Hacia el Nuevo Mundo de los naipes
A partir de entonces pasó a llamarse Antonio Erauso, denominándose soldado, aventurero, conquistador y vividor. Y es que, la protagonista de esta historia viajó hacia el Nuevo Mundo para enfrentarse con los indios mapuches en el sur de Chile. Esta travesía por el Atlántico se debe a una serie de motivos: además de que estaba sin dinero ni trabajo, tenía varias acusaciones pendientes en España, por lo que lo mejor que le venía era huir del país.
El periodo entre su escapada del convento y la partida hacia América, se traduce como la vida de un pícaro de la literatura española de la época. En Bilbao pasó un mes en prisión, acusada de apedrear a una persona que se mofaba de ella. Asimismo, en Estella se quedó dos años al servicio de un caballero de la orden de Santiago, desde donde vuelve a su ciudad natal. Más de un domingo asistió a misa para, a escondidas y vestida de hombre, ver a su familia.
Con esto, Catalina quería ser como sus hermanos: militares y muertos en batalla. El más profundo significado de “heroicidad” que entendían en la época. Por ello, viaja a Sevilla y, de ahí, a Cádiz, donde se enrola como grumete en un galeón hacia el Nuevo Mundo. El capitán, por cierto, tío suyo, no le reconoce: “Partimos de Sanlúcar de Barrameda, un Lunes Santo de 1603”, escribe Catalina en sus memorias.

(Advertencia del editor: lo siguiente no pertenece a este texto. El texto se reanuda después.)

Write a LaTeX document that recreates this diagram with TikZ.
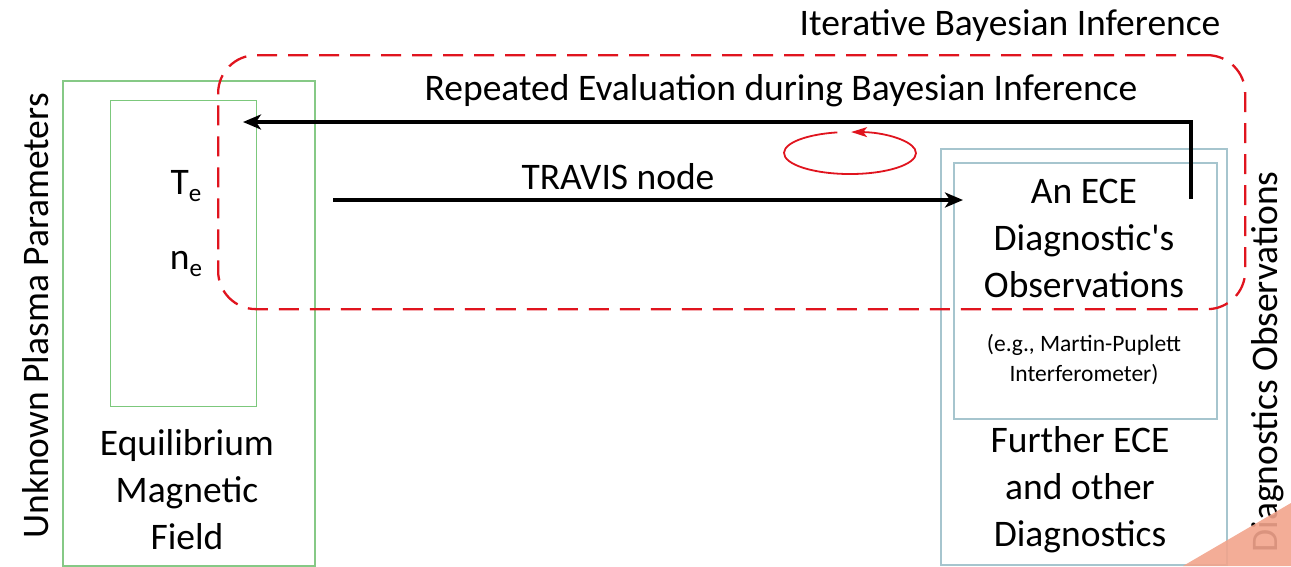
\documentclass[tikz,border=0pt]{standalone}
\usepackage{fontspec}
\setmainfont{Carlito}
\usetikzlibrary{arrows.meta}
\definecolor{boxgreen}{HTML}{86C986}
\definecolor{boxgreenlight}{HTML}{7CC87C}
\definecolor{boxblue}{HTML}{A6C5CE}
\definecolor{loopred}{HTML}{E0141E}
\definecolor{cornerorange}{HTML}{F2A48C}
\newcommand{\lowsub}[1]{\raisebox{-7pt}{\fontsize{25}{25}\selectfont #1}}
\tikzset{
  x=1pt, y=-1pt,
  frame/.style={rectangle, anchor=north west, inner sep=0pt},
  bigtext/.style={font=\fontsize{37.5}{47}\selectfont, align=center},
  smalltext/.style={font=\fontsize{23.5}{30}\selectfont, align=center},
  flow/.style={line width=3.6pt, -{Stealth[length=18pt, width=15pt, inset=5pt]}},
  loopbox/.style={draw=loopred, line width=2.3pt, dash pattern=on 20pt off 11pt, rounded corners=38pt},
}
\begin{document}
\begin{tikzpicture}
\useasboundingbox (0,0) rectangle (1291,566);

% plasma side
\node[frame, draw=boxgreen, line width=2pt, minimum width=252pt, minimum height=485pt] (eqbox) at (62,80) {};
\node[frame, draw=boxgreenlight, line width=1.6pt, minimum width=146pt, minimum height=306pt] (parbox) at (109.5,99.5) {};
\node[bigtext] (te) at (186,186) {T\lowsub{e}};
\node[bigtext] (ne) at (186,264) {n\lowsub{e}};
\node[bigtext] (eqlabel) at (187,490) {Equilibrium\\Magnetic\\Field};
\node[bigtext, rotate=90] (plasma) at (36,316) {Unknown Plasma Parameters};

% diagnostics side
\node[frame, draw=boxblue, line width=2pt, minimum width=286pt, minimum height=416pt] (diagbox) at (940,148) {};
\node[frame, draw=boxblue, line width=1.6pt, minimum width=263pt, minimum height=256pt] (ecebox) at (953,162) {};
\node[bigtext] (ece) at (1084,238) {An ECE\\Diagnostic\textquotesingle s\\Observations};
\node[smalltext] (mp) at (1084,360) {(e.g., Martin-Puplett\\Interferometer)};
\node[bigtext] (further) at (1080,490) {Further ECE\\and other\\Diagnostics};
\node[bigtext, rotate=90] (diagobs) at (1268,362) {Diagnostics Observations};

% inference loop
\node[loopbox, frame, minimum width=1027pt, minimum height=254pt] (loop) at (217,54) {};
\node[bigtext] (iter) at (1010,26) {Iterative Bayesian Inference};
\node[bigtext] (repeat) at (781,91) {Repeated Evaluation during Bayesian Inference};
\node[bigtext] (travis) at (618,177) {TRAVIS node};

% forward model and feedback
\coordinate (fwdstart) at (333,200);
\coordinate (fwdend) at (963,200);
\draw[flow] (fwdstart) -- (fwdend);
\coordinate (backstart) at (1191,199);
\coordinate (backend) at (243,122);
\draw[flow] (backstart) |- (backend);

% circular iteration mark
\coordinate (cyclestart) at (837.4,132.4);
\draw[loopred, line width=1.8pt, -{Stealth[length=16pt, width=10pt, inset=4pt]}]
  (cyclestart) arc[start angle=101, end angle=449, x radius=66pt, y radius=21pt];

% corner overlay
\fill[cornerorange, fill opacity=0.9] (1183,566) -- (1291,503) -- (1291,566) -- cycle;
\end{tikzpicture}
\end{document}
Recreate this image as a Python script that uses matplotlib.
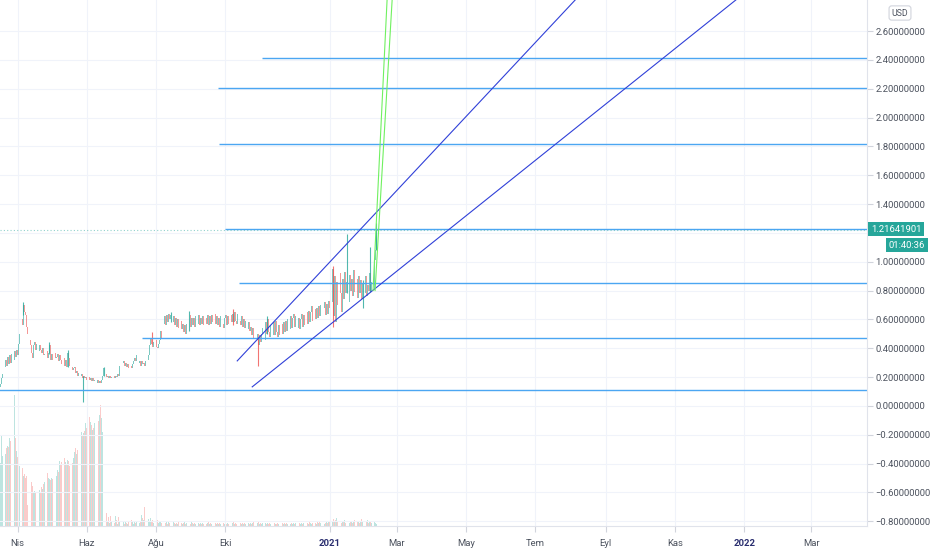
import numpy as np
import matplotlib
matplotlib.use("Agg")
import matplotlib.pyplot as plt
import matplotlib.dates as mdates
from datetime import datetime

plt.rcParams['font.family'] = ['Roboto', 'DejaVu Sans']

# daily candles, day 0 = 2020-03-17
start_date = datetime(2020, 3, 17)
closes = [
    0.15, 0.19, 0.22, 0.27, 0.32, 0.28, 0.34, 0.29, 0.35, 0.30,
    0.36, 0.32, 0.38, 0.34, 0.39, 0.35, 0.43, 0.50, 0.60, 0.56,
    0.70, 0.65, 0.63, 0.55, 0.50, 0.46, 0.42, 0.37, 0.33, 0.42,
    0.44, 0.39, 0.43, 0.38, 0.42, 0.39, 0.37, 0.40, 0.35, 0.36,
    0.38, 0.33, 0.37, 0.42, 0.32, 0.36, 0.32, 0.37, 0.33, 0.34,
    0.36, 0.31, 0.35, 0.32, 0.29, 0.33, 0.28, 0.32, 0.27, 0.37,
    0.33, 0.28, 0.27, 0.25, 0.26, 0.27, 0.23, 0.24, 0.21, 0.23,
    0.21, 0.22, 0.19, 0.21, 0.19, 0.20, 0.18, 0.20, 0.18, 0.19,
    0.17, 0.19, 0.17, 0.18, 0.16, 0.18, 0.16, 0.17, 0.16, 0.18,
    0.21, 0.26, 0.22, 0.20, 0.21, 0.19, 0.21, 0.19, 0.20, 0.21,
    0.19, 0.21, 0.20, 0.22, 0.21, 0.28, 0.33, 0.30, 0.31, 0.28,
    0.30, 0.27, 0.29, 0.26, 0.28, 0.26, 0.29, 0.31, 0.33, 0.31,
    0.35, 0.30, 0.31, 0.28, 0.31, 0.29, 0.30, 0.28, 0.31, 0.32,
    0.35, 0.42, 0.47, 0.43, 0.41, 0.44, 0.46, 0.41, 0.40, 0.43,
    0.46, 0.52, 0.47, 0.57, 0.62, 0.56, 0.63, 0.58, 0.64, 0.60,
    0.63, 0.58, 0.62, 0.56, 0.61, 0.55, 0.60, 0.54, 0.59, 0.53,
    0.57, 0.51, 0.56, 0.50, 0.57, 0.52, 0.63, 0.55, 0.61, 0.56,
    0.61, 0.55, 0.62, 0.57, 0.63, 0.56, 0.61, 0.57, 0.62, 0.56,
    0.61, 0.57, 0.63, 0.56, 0.62, 0.57, 0.63, 0.58, 0.64, 0.57,
    0.62, 0.56, 0.61, 0.55, 0.62, 0.57, 0.54, 0.61, 0.63, 0.56,
    0.62, 0.57, 0.63, 0.58, 0.64, 0.58, 0.65, 0.59, 0.57, 0.64,
    0.59, 0.56, 0.62, 0.55, 0.60, 0.54, 0.59, 0.53, 0.58, 0.52,
    0.55, 0.49, 0.54, 0.47, 0.52, 0.46, 0.50, 0.42, 0.49, 0.44,
    0.50, 0.54, 0.46, 0.58, 0.50, 0.60, 0.51, 0.48, 0.56, 0.49,
    0.58, 0.49, 0.59, 0.51, 0.48, 0.56, 0.49, 0.57, 0.50, 0.58,
    0.51, 0.59, 0.52, 0.60, 0.53, 0.62, 0.54, 0.61, 0.64, 0.55,
    0.62, 0.54, 0.61, 0.53, 0.60, 0.64, 0.55, 0.63, 0.56, 0.65,
    0.57, 0.66, 0.58, 0.65, 0.69, 0.59, 0.67, 0.60, 0.68, 0.61,
    0.69, 0.62, 0.70, 0.62, 0.68, 0.72, 0.63, 0.71, 0.64, 0.73,
    0.68, 0.72, 0.95, 0.62, 0.90, 0.58, 0.86, 0.70, 0.92, 0.78,
    0.65, 0.88, 0.74, 0.93, 0.78, 0.86, 0.72, 0.91, 0.80, 0.88,
    0.76, 0.94, 0.79, 0.88, 0.75, 0.90, 0.78, 0.87, 0.74, 0.85,
    0.78, 0.90, 0.76, 0.84, 0.80, 0.92, 0.79, 0.86, 0.82, 1.01,
    1.08, 1.21641901,
]
first_open = 0.13
# notable wicks: day -> (high, low)
wicks = {20: (0.72, 0.63), 43: (0.44, 0.36), 59: (0.39, 0.27), 73: (0.21, 0.03),
         91: (0.27, 0.21), 133: (0.51, 0.43), 150: (0.65, 0.58), 166: (0.66, 0.52),
         205: (0.67, 0.56), 227: (0.48, 0.28), 235: (0.62, 0.50), 293: (0.97, 0.55),
         305: (1.19, 0.78), 319: (0.87, 0.68), 325: (1.10, 0.79), 331: (1.27, 1.08)}

volumes = [
    63, 91, 70, 75, 72, 78, 80, 79, 88, 85,
    86, 53, 131, 88, 75, 69, 64, 60, 55, 58,
    50, 52, 48, 50, 21, 5, 6, 44, 40, 34,
    35, 33, 29, 35, 36, 33, 39, 37, 42, 44,
    46, 53, 48, 47, 46, 48, 47, 49, 48, 50,
    56, 54, 65, 62, 64, 59, 68, 64, 61, 66,
    65, 60, 67, 63, 68, 74, 78, 72, 76, 80,
    86, 94, 90, 93, 95, 103, 98, 98, 109, 104,
    101, 96, 98, 103, 108, 101, 105, 111, 121, 108,
    94, 100, 11, 13, 4, 9, 3, 10, 5, 8,
    3, 10, 6, 2, 9, 4, 10, 3, 5, 2,
    4, 3, 2, 5, 3, 6, 4, 2, 5, 3,
    4, 6, 3, 5, 11, 8, 6, 19, 9, 5,
    7, 4, 8, 5, 6, 3, 5, 4, 6, 3,
    5, 4, 3, 6, 4, 3, 5, 2, 4, 3,
    3, 2, 4, 3, 2, 3, 2, 4, 2, 3,
    2, 3, 4, 2, 3, 2, 3, 2, 4, 3,
    2, 3, 2, 4, 3, 2, 3, 2, 3, 2,
    3, 2, 3, 4, 2, 3, 2, 3, 2, 3,
    2, 3, 2, 3, 2, 2, 3, 2, 3, 2,
    3, 2, 3, 2, 3, 4, 2, 3, 2, 3,
    2, 3, 2, 3, 2, 3, 2, 2, 3, 2,
    3, 2, 3, 4, 3, 5, 3, 4, 2, 3,
    2, 3, 2, 3, 2, 3, 2, 3, 2, 3,
    2, 3, 2, 2, 3, 2, 3, 2, 3, 2,
    3, 2, 3, 2, 3, 2, 3, 2, 3, 2,
    3, 2, 2, 3, 2, 3, 2, 3, 2, 3,
    3, 2, 4, 3, 2, 3, 5, 3, 2, 4,
    3, 4, 3, 2, 3, 2, 3, 4, 3, 5,
    4, 6, 5, 7, 4, 6, 8, 5, 4, 6,
    3, 5, 4, 6, 3, 4, 5, 3, 4, 5,
    3, 4, 6, 3, 5, 4, 3, 5, 7, 4,
    3, 5, 4, 6, 3, 5, 4, 3, 5, 4,
    3, 2,
]

# drawings (day offset, price)
hline_prices = [2.415, 2.205, 1.817, 1.227, 0.853, 0.472, 0.108]
hline_starts = [230.4, 191.7, 192.6, 197.9, 210.2, 124.9, -2]
channel_upper = [(208.4, 0.312), (528.0, 3.0)]
channel_lower = [(221.6, 0.132), (680.0, 3.02)]
green_a = [(328.0, 0.80), (341.5, 3.0)]
green_b = [(329.8, 0.80), (346.2, 3.0)]
last_price = 1.21641901

tick_dates = [datetime(2020, 4, 1), datetime(2020, 6, 1), datetime(2020, 8, 1),
              datetime(2020, 10, 1), datetime(2021, 1, 1), datetime(2021, 3, 1),
              datetime(2021, 5, 1), datetime(2021, 7, 1), datetime(2021, 9, 1),
              datetime(2021, 11, 1), datetime(2022, 1, 1), datetime(2022, 3, 1)]
tick_labels = ['Nis', 'Haz', 'Ağu', 'Eki', '2021', 'Mar', 'May', 'Tem', 'Eyl',
               'Kas', '2022', 'Mar']
price_ticks = np.round(np.arange(-0.8, 2.61, 0.2), 2)


def price_fmt(v, pos):
    # the 1.2 label sits under the last-price box
    if abs(v - 1.2) < 1e-6:
        return ''
    return ('\u2212' if v < -1e-9 else '') + '%.8f' % abs(v)


base = mdates.date2num(start_date)
days = np.arange(len(closes))
x = base + days
closes = np.array(closes)
opens = np.concatenate([[first_open], closes[:-1]])
up = closes >= opens

UP, DOWN = '#26a69a', '#ef5350'

fig = plt.figure(figsize=(9.32, 5.5), dpi=100)
ax = fig.add_axes([0, 24 / 550, 867 / 932, 526 / 550])
ax2 = ax.twinx()
ax.set_zorder(ax2.get_zorder() + 1)
ax.patch.set_visible(False)

# volume
ax2.bar(x, volumes, width=0.7, color=np.where(up, UP, DOWN), alpha=0.3, linewidth=0)
ax2.set_ylim(0, 526)
ax2.axis('off')

# candles
ax.bar(x, closes - opens, bottom=opens, width=0.75, color=np.where(up, UP, DOWN),
       alpha=0.6, linewidth=0)
for d, (hi, lo) in wicks.items():
    c = UP if up[d] else DOWN
    ax.vlines(base + d, lo, hi, color=c, lw=0.8, alpha=0.8)

# drawings
xmax = base + 763
for p, s in zip(hline_prices, hline_starts):
    ax.hlines(p, base + s, xmax, color='#4ba6f2', lw=1.0)
for seg, col in [(channel_upper, '#3040d8'), (channel_lower, '#3040d8'),
                 (green_a, '#70f060'), (green_b, '#70f060')]:
    ax.plot([base + seg[0][0], base + seg[1][0]], [seg[0][1], seg[1][1]], color=col, lw=0.8)
ax.axhline(last_price, color='#26a69a', lw=0.8, ls=(0, (1, 2)), alpha=0.5)

ax.set_xlim(base - 0.5, xmax)
ax.set_ylim(-0.833, 2.815)

ax.grid(True, color='#f0f3fa', lw=0.8)
ax.set_axisbelow(True)
ax.set_yticks(price_ticks)
ax.yaxis.tick_right()
ax.yaxis.set_major_formatter(plt.FuncFormatter(price_fmt))
ax.set_xticks([mdates.date2num(t) for t in tick_dates])
ax.set_xticklabels(tick_labels)
ax.tick_params(axis='both', colors='#d1d4dc', labelcolor='#4c525e', labelsize=6.8,
               length=4, width=0.8)
ax.tick_params(axis='y', pad=2)
ax.tick_params(axis='x', pad=5)
for lbl in ax.get_xticklabels():
    if lbl.get_text() in ('2021', '2022'):
        lbl.set_fontweight('bold')
        lbl.set_color('#2a2e6f')
for s in ['top', 'left']:
    ax.spines[s].set_visible(False)
ax.spines['right'].set_color('#e0e3eb')
ax.spines['bottom'].set_color('#e0e3eb')

# price labels on the axis
fig.text(871 / 932, 1 - 229 / 550, '1.21641901', fontsize=6.8, color='white',
         va='center', ha='left',
         bbox=dict(boxstyle='square,pad=0.28', fc='#26a69a', ec='none'))
fig.text(925 / 932, 1 - 245 / 550, '01:40:36', fontsize=6.8, color='white',
         va='center', ha='right',
         bbox=dict(boxstyle='square,pad=0.28', fc='#26a69a', ec='none'))
fig.text(900 / 932, 1 - 13 / 550, 'USD', fontsize=6.3, color='#4c525e',
         va='center', ha='center',
         bbox=dict(boxstyle='round,pad=0.3', fc='white', ec='#d1d4dc', lw=0.8))

fig.savefig('out.png', dpi=100, facecolor='white')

Una vez atracado el barco en el Nuevo Mundo, Catalina robó 500 pesos y huyó. Otra vez, como alma libre. Desde el primer momento exhibió un comportamiento masculino, asociado al conquistador que llegaba a aquellas playas, de manera incluso agresiva. Esta actitud, junto a su devoción por los juegos de naipes y la bebida, la trasladaron a un ambiente violento que, en ocasiones, derivaban en “espadazos”.
Tras varias riñas, asesinatos, duelos -entre los que se enfrentó con uno de sus hermanos-, condenas de muerte y amenaza de prisión, Catalina se convirtió en una celebridad. Tal fue así, que la fama de Monja Alférez cruzó el Atlántico y fue recibida por el mismo Rey de España, Felipe IV, así como se entrevistó con el Papa Urbano VIII, quien le otorgó permiso para vestir y firmar como hombre. A partir de ahí, sumándole otro gran número de hazañas militares y polémicas brutales, Catalina se convirtió en una leyenda. Murió en 1650 en la localidad de Cotaxtla, cerca de Orizaba, México.